Thu Jul 7 16:51:22 PDT 2022

  Branch: refs/heads/main
  Home:   https://github.com/llvm/llvm-project
  Commit: afdedd405e493dc80bd5ceb9133b9d3a8bc69f2c
      https://github.com/llvm/llvm-project/commit/afdedd405e493dc80bd5ceb9133b9d3a8bc69f2c
  Author: Florian Hahn <flo at fhahn.com>
  Date:   2022-07-07 (Thu, 07 Jul 2022)

  Changed paths:
    M llvm/lib/Target/AArch64/AArch64ISelLowering.cpp
    M llvm/test/CodeGen/AArch64/vselect-ext.ll

  Log Message:
  -----------
  [AArch64] Try to re-use extended operand for SETCC with vector ops.

Try to re-use an already extended operand for SetCC with vector operands
feeding an extended select.

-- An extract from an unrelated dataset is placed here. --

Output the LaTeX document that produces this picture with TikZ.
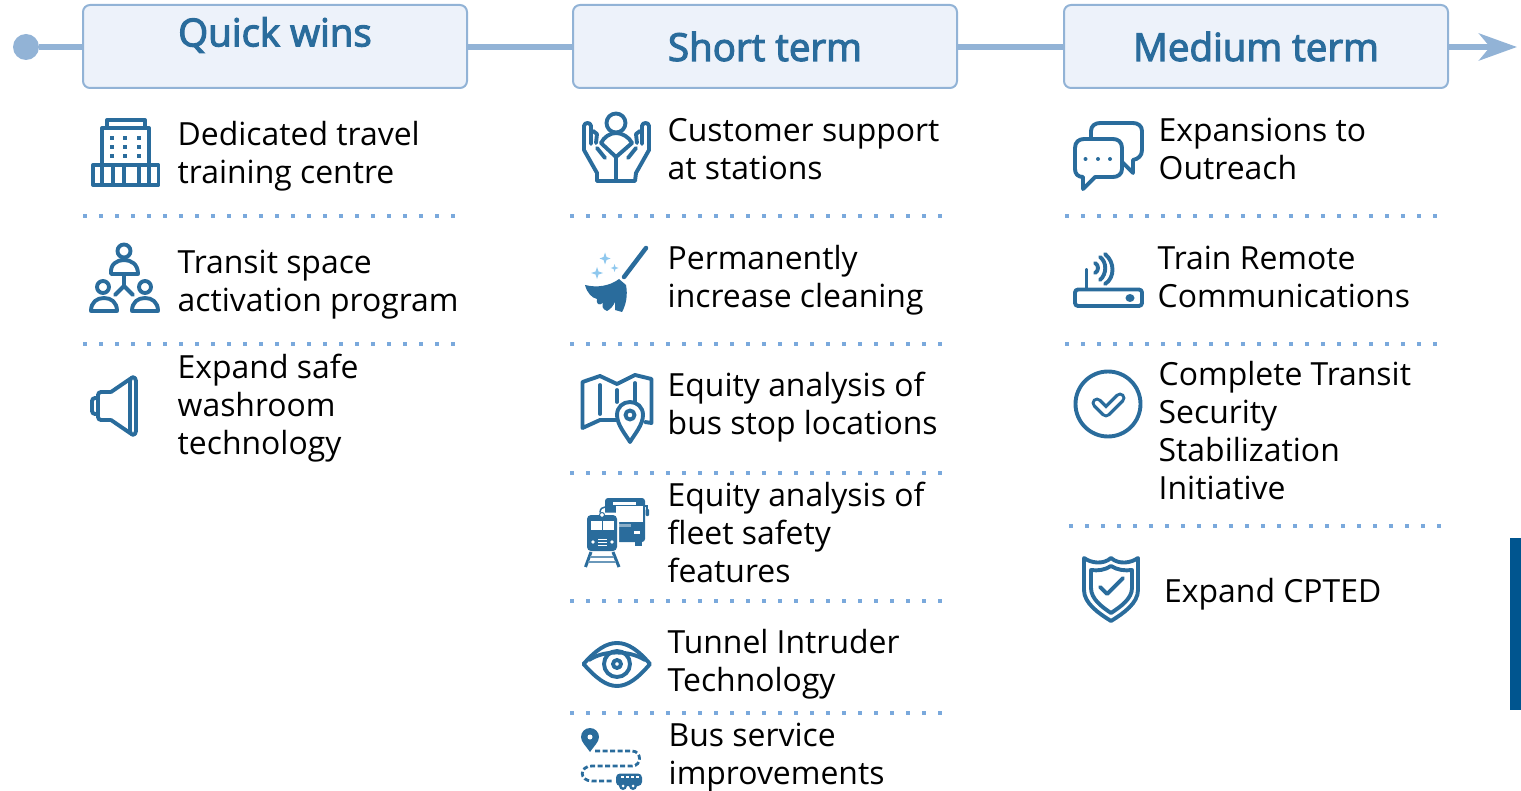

Doing so avoids requiring another full
extension of the SET_CC result when lowering the select.

This improves lowering for certain extend/cmp/select patterns operating.
For example with  v16i8, this replaces 6 instructions for the extra extension
with 4 separate selects.

This improves the generated code for loops like the one below in
combination with D96522.

    int foo(uint8_t *p, int N) {
      unsigned long long sum = 0;
      for (int i = 0; i < N ; i++, p++) {
        unsigned int v = *p;
        sum += (v < 127) ? v : 256 - v;
      }
      return sum;
    }

https://clang.godbolt.org/z/Wco866MjY

On the AArch64 cores I have access to, the patch improves performance of
the vector loop by ~10%.

This could be generalized per follow-ups, but the initial version
targets one of the more important cases in combination with D96522.

Alive2 modeling:
* sext EQ https://alive2.llvm.org/ce/z/5upBvb
* sext NE https://alive2.llvm.org/ce/z/zbEcJp
* zext EQ https://alive2.llvm.org/ce/z/_xMwof
* zext NE https://alive2.llvm.org/ce/z/5FwKfc
* zext unsigned predicate: https://alive2.llvm.org/ce/z/iEwLU3
* sext signed predicate: https://alive2.llvm.org/ce/z/aMBega

Reviewed By: dmgreen

Differential Revision: https://reviews.llvm.org/D120481